Recently, the Full Lagrangian approach has been developed, which allows the direct calculation of the particle density along particle pathlines. This method had previously been applied only to simple analytical flow fields. The application of the method to CFD generated fluid velocity fields was shown to be possible, and the results obtained using the Full Lagrangian approach were compared to those from a traditional Lagrangian approach. It was found that better quality solutions could be obtained with the use of far fewer particle pathlines. An analysis of the manner in which the Full Lagrangian approach deals with particles whose paths cross each other (and the resulting discontinuity in particle density) was also undertaken, and this illustrates the sophistication of the method.

The second part of the thesis comprises an experimental and theoretical study of the deposition of small particles in turbulent flows by thermophoresis. Thermophoresis is the phenomenon whereby small particles suspended in a gas in which there exists a temperature gradient experience a force in the direction opposite from that of the temperature gradient. Previous researchers have attempted to impose a radial temperature difference in pipe flow experiments, but have not yet succeeded in attaining a constant thermophoretic force along the length of the pipe. This limits the accuracy and usefulness of the data for the validation of theoretical expressions for the thermophoretic fluxes.

An experimental rig has been designed to achieve a constant thermophoretic force. This was done by using an annular geometry with a cold inner wall and hot outer wall. The particle size was varied and the deposition flux was measured for turbulent flow with three temperature differences. The deposition fluxes for small particles were found to be independent of dimensionless particle size, with each increase in temperature difference resulting in an increase in magnitude of the flux. Evidence of a thermophoresis-turbulence coupling was found for intermediate-sized particles, and large particles were not influenced by thermophoresis.

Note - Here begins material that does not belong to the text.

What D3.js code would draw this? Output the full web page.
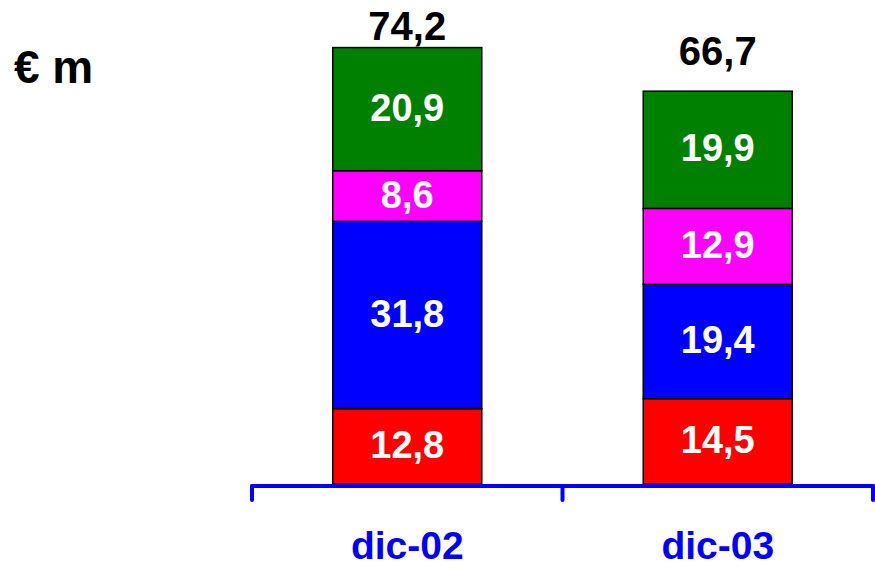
<!DOCTYPE html>
<html><head><meta charset="utf-8">
<script src="https://cdn.jsdelivr.net/npm/d3@7"></script>
<style>body{margin:0;background:#fff}svg{display:block}</style>
</head><body>
<script>
const categories = ["dic-02", "dic-03"];
const seriesNames = ["A", "B", "C", "D"];
const seriesA = [12.8, 14.5];
const seriesB = [31.8, 19.4];
const seriesC = [8.6, 12.9];
const seriesD = [20.9, 19.9];
const totals = [74.2, 66.7];
const colors = ["#ff0000", "#0000ff", "#ff00ff", "#008000"];
const unitLabel = "€ m";

const W = 875, H = 568;
const FONT = "Liberation Sans, Arial, sans-serif";
const svg = d3.select("body").append("svg").attr("width", W).attr("height", H);
const fmt = v => d3.format(".1f")(v).replace(".", ",");

const x = d3.scaleBand().domain(categories).range([252, 873]).paddingInner(0.52).paddingOuter(0.26);
const y = d3.scaleLinear().domain([0, 74.2]).range([484, 47]);

const data = categories.map((c, i) => ({cat: c, A: seriesA[i], B: seriesB[i], C: seriesC[i], D: seriesD[i]}));
const stack = d3.stack().keys(seriesNames)(data);

const g = svg.append("g");
stack.forEach((layer, li) => {
  layer.forEach(d => {
    g.append("rect")
      .attr("x", x(d.data.cat))
      .attr("y", y(d[1]))
      .attr("width", x.bandwidth())
      .attr("height", y(d[0]) - y(d[1]))
      .attr("fill", colors[li])
      .attr("stroke", "#000").attr("stroke-width", 1.5);
    g.append("text")
      .attr("x", x(d.data.cat) + x.bandwidth() / 2)
      .attr("y", (y(d[0]) + y(d[1])) / 2 - 2)
      .attr("dy", "0.36em")
      .attr("text-anchor", "middle")
      .attr("fill", "#fff")
      .attr("font-family", FONT)
      .attr("font-weight", "bold")
      .attr("font-size", 38)
      .text(fmt(d.data[layer.key]));
  });
});

categories.forEach((c, i) => {
  svg.append("text")
    .attr("x", x(c) + x.bandwidth() / 2)
    .attr("y", Math.max(y(totals[i]) - 26, 40))
    .attr("text-anchor", "middle")
    .attr("fill", "#000")
    .attr("font-family", FONT)
    .attr("font-weight", "bold")
    .attr("font-size", 40)
    .text(fmt(totals[i]));
});

// axis
const axisY = 486;
const ax = svg.append("g").attr("stroke", "#0000ff").attr("stroke-width", 4).attr("stroke-linecap", "round");
ax.append("line").attr("x1", 252).attr("x2", 873).attr("y1", axisY).attr("y2", axisY);
const tickX = [252, 873];
categories.forEach((c, i) => { if (i > 0) tickX.push((x(categories[i-1]) + x.bandwidth() + x(c)) / 2); });
tickX.forEach(t => ax.append("line").attr("x1", t).attr("x2", t).attr("y1", axisY).attr("y2", 500));

categories.forEach(c => {
  svg.append("text")
    .attr("x", x(c) + x.bandwidth() / 2)
    .attr("y", 559)
    .attr("text-anchor", "middle")
    .attr("fill", "#0000ff")
    .attr("font-family", FONT)
    .attr("font-weight", "bold")
    .attr("font-size", 39)
    .text(c);
});

svg.append("text")
  .attr("x", 14).attr("y", 83)
  .attr("fill", "#000")
  .attr("font-family", FONT)
  .attr("font-weight", "bold")
  .attr("font-size", 46)
  .text(unitLabel);
</script>
</body></html>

A theory of particle deposition, developed for the case of turbulent pipe flow, was modified to study flow in a turbulent annulus, so that theoretical expressions for the thermophoretic fluxes could be included and compared with the experimental results. Agreement with experimental data was quite good, but some deficiencies in a widely used theoretical expression for the thermophoretic flux were exposed. An alternative expression was used, which gave much better agreement with the experimental data, and the mechanisms behind the thermophoresis-turbulence coupling were also investigated. The validation of this expression for the thermophoretic force will allow its inclusion in numerical studies of particle deposition in more complex geometries.